The immediacy of Jesus’ teachings of understanding what the purpose of our earthly existence is paramount and transcends all the misinterpretations of Bible writers who got it wrong. Until we get our heads around this notion, we will constantly be bumping them against the sensationalism of good deeds/bad deeds, armegeddon, the anti-Christ (which 1 John 2:22 explains is not a single person but anyone who denies “the father and the son”. Why he left out the Holy Spirit can only be surmised, perhaps inaccurately reported [again]) and other distractions.

Doing good deeds gives you not only a glimpse of perfection but brings you to a place to come to understand the free gift of salvation through your spiritual prism. You don't gain eternal life with good deeds, they bring you to that place, already in place from day 1 and has always been, waiting for informed teachers without an agenda to teach it.

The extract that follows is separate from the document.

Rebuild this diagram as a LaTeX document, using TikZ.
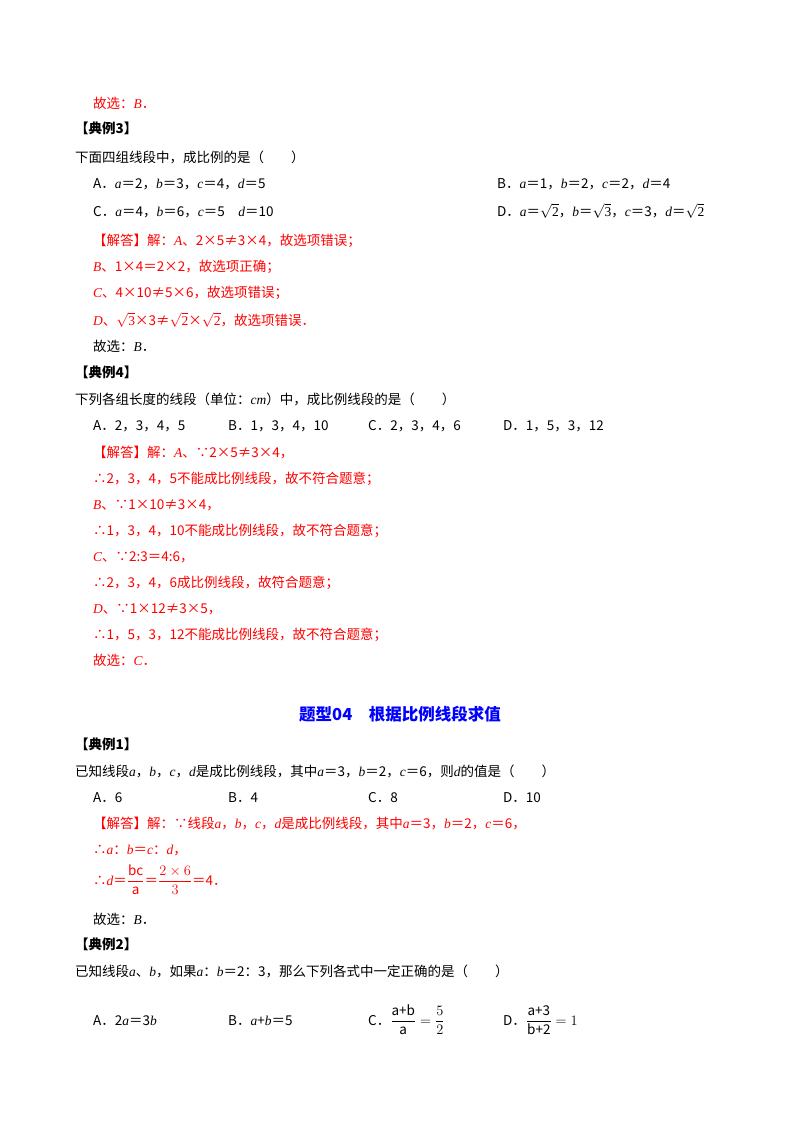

It isn’t just Jesus who addressed the issue of redemption and salvation. Back in the 700s BC the prophet Isaiah no less than thirteen times addressed God as Redeemer, and savior six times. This is why Jesus got the salvation question from the Pharisees who knew of the Isaiah’s statements and how it was not reported thoroughly, meaning, they knew the What but not the How. Paul cleared that up in his Romans and Ephesians writings.

God has always wanted a relationship with his creation. There's nothing new there. What is new is an understanding of what is contained in our individual relationships, what actions on our part bring us closer to understanding the workings of the relationship, where it brings one, and what the outcome is.